— Start of Data lines —
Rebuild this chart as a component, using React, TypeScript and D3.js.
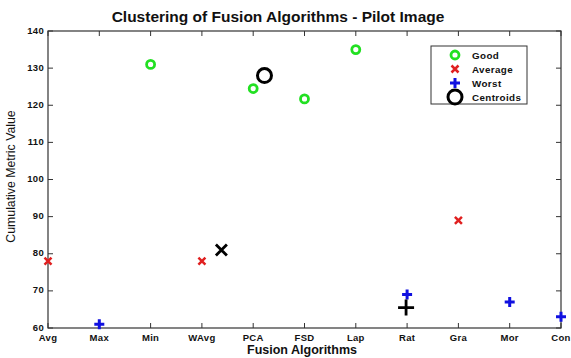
import React, { useRef, useEffect } from 'react';
import * as d3 from 'd3';

const categories = ['Avg', 'Max', 'Min', 'WAvg', 'PCA', 'FSD', 'Lap', 'Rat', 'Gra', 'Mor', 'Con'];
const goodCats = ['Min', 'PCA', 'FSD', 'Lap'];
const goodValues = [131, 124.5, 121.7, 135];
const averageCats = ['Avg', 'WAvg', 'Gra'];
const averageValues = [78, 78, 89];
const worstCats = ['Max', 'Rat', 'Mor', 'Con'];
const worstValues = [61, 69, 67, 63];
// centroid positions given as fractional category index
const centroidX = [4.22, 3.38, 6.98];
const centroidY = [128, 81, 65.5];
const centroidShape = ['circle', 'x', 'plus'];
const yTicks = [60, 70, 80, 90, 100, 110, 120, 130, 140];
const legendLabels = ['Good', 'Average', 'Worst', 'Centroids'];

const W = 571, H = 358;
const left = 48, right = 561, top = 31, bottom = 328;
const FONT = 'Arial, "Liberation Sans", sans-serif';

const App = () => {
  const svgRef = useRef<SVGSVGElement>(null);

  useEffect(() => {
    const svg = d3.select(svgRef.current);
    svg.selectAll('*').remove();

    const x = d3.scaleLinear().domain([0, categories.length - 1]).range([left, right]);
    const y = d3.scaleLinear().domain([60, 140]).range([bottom, top]);
    const xi = (c: string) => x(categories.indexOf(c));

    svg.append('rect').attr('width', W).attr('height', H).attr('fill', '#fff');

    // box
    svg.append('rect')
      .attr('x', left).attr('y', top)
      .attr('width', right - left).attr('height', bottom - top)
      .attr('fill', 'none').attr('stroke', '#333').attr('stroke-width', 1.2);

    const idx = d3.range(categories.length);
    const tick = 5;
    // x ticks (bottom + top, inward)
    svg.append('g').selectAll('line.b').data(idx).enter().append('line')
      .attr('x1', d => x(d)).attr('x2', d => x(d))
      .attr('y1', bottom).attr('y2', bottom - tick).attr('stroke', '#333');
    svg.append('g').selectAll('line.t').data(idx).enter().append('line')
      .attr('x1', d => x(d)).attr('x2', d => x(d))
      .attr('y1', top).attr('y2', top + tick).attr('stroke', '#333');
    svg.append('g').selectAll('text').data(categories).enter().append('text')
      .attr('x', (d, i) => x(i)).attr('y', bottom + 12.5)
      .attr('text-anchor', 'middle')
      .attr('font-family', FONT)
      .attr('font-size', 9.5).attr('font-weight', 'bold').attr('fill', '#111')
      .attr('letter-spacing', 0.3)
      .text(d => d);

    // y ticks (left + right, inward)
    svg.append('g').selectAll('line').data(yTicks).enter().append('line')
      .attr('x1', left).attr('x2', left + tick)
      .attr('y1', d => y(d)).attr('y2', d => y(d)).attr('stroke', '#333');
    svg.append('g').selectAll('line').data(yTicks).enter().append('line')
      .attr('x1', right).attr('x2', right - tick)
      .attr('y1', d => y(d)).attr('y2', d => y(d)).attr('stroke', '#333');
    svg.append('g').selectAll('text').data(yTicks).enter().append('text')
      .attr('x', left - 4).attr('y', d => y(d) + 2.5)
      .attr('text-anchor', 'end')
      .attr('font-family', FONT)
      .attr('font-size', 9.5).attr('font-weight', 'bold').attr('fill', '#111')
      .attr('letter-spacing', 0.3)
      .text(d => d);

    // titles
    svg.append('text').attr('x', 278).attr('y', 22).attr('text-anchor', 'middle')
      .attr('font-family', FONT)
      .attr('font-size', 15.5).attr('font-weight', 'bold').attr('fill', '#111')
      .text('Clustering of Fusion Algorithms - Pilot Image');
    svg.append('text').attr('x', 302).attr('y', 354).attr('text-anchor', 'middle')
      .attr('font-family', FONT)
      .attr('font-size', 12.5).attr('font-weight', 'bold').attr('fill', '#111')
      .text('Fusion Algorithms');
    svg.append('text')
      .attr('transform', `translate(15,${(top + bottom) / 2 - 3}) rotate(-90)`)
      .attr('text-anchor', 'middle')
      .attr('font-family', FONT)
      .attr('font-size', 12.3).attr('fill', '#111')
      .text('Cumulative Metric Value');

    // marker helpers
    const circle = (g, cx, cy, r, color, sw) =>
      g.append('circle').attr('cx', cx).attr('cy', cy).attr('r', r)
        .attr('fill', 'none').attr('stroke', color).attr('stroke-width', sw);
    const cross = (g, cx, cy, s, color, sw) => {
      g.append('path').attr('d', `M${cx - s},${cy - s}L${cx + s},${cy + s}M${cx - s},${cy + s}L${cx + s},${cy - s}`)
        .attr('stroke', color).attr('stroke-width', sw).attr('fill', 'none');
    };
    const plus = (g, cx, cy, s, color, sw) => {
      g.append('path').attr('d', `M${cx - s},${cy}L${cx + s},${cy}M${cx},${cy - s}L${cx},${cy + s}`)
        .attr('stroke', color).attr('stroke-width', sw).attr('fill', 'none');
    };

    const green = '#22e022', red = '#e02020', blue = '#1010e0';
    const pts = svg.append('g');
    goodCats.forEach((c, i) => circle(pts, xi(c), y(goodValues[i]), 4, green, 2.8));
    averageCats.forEach((c, i) => cross(pts, xi(c), y(averageValues[i]), 3.5, red, 2.5));
    worstCats.forEach((c, i) => plus(pts, xi(c), y(worstValues[i]), 5, blue, 3));
    centroidShape.forEach((s, i) => {
      const cx = x(centroidX[i]), cy = y(centroidY[i]);
      if (s === 'circle') circle(pts, cx, cy, 7, '#000', 3);
      else if (s === 'x') cross(pts, cx, cy, 5.5, '#000', 2.8);
      else plus(pts, cx, cy, 8, '#000', 2.8);
    });

    // legend
    const lg = svg.append('g');
    lg.append('rect').attr('x', 431).attr('y', 46).attr('width', 96).attr('height', 58)
      .attr('fill', '#fff').attr('stroke', '#333').attr('stroke-width', 1);
    const ly = [55, 69, 83, 97];
    circle(lg, 455, ly[0], 4, green, 2.8);
    cross(lg, 455, ly[1], 3.5, red, 2.5);
    plus(lg, 455, ly[2], 5, blue, 3);
    circle(lg, 455, ly[3], 7, '#000', 3);
    lg.selectAll('text').data(legendLabels).enter().append('text')
      .attr('x', 472).attr('y', (d, i) => ly[i] + 3.5)
      .attr('font-family', FONT)
      .attr('font-size', 9.8).attr('font-weight', 'bold').attr('fill', '#111')
      .attr('letter-spacing', 0.4)
      .text(d => d);
  }, []);

  return (
    <svg ref={svgRef} width={W} height={H}
      style={{ position: 'absolute', left: 0, top: 0, display: 'block' }} />
  );
};

export default App;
— End of Data lines —
Please quote the lines of the material, beginning with the first and ending with the one that contains "import * as d3 from 'd3';", exactly as written and without any pictures.

__Solution for this exercise__.
Rebuild this chart as a component, using React, TypeScript and D3.js.
import React, { useRef, useEffect } from 'react';
import * as d3 from 'd3';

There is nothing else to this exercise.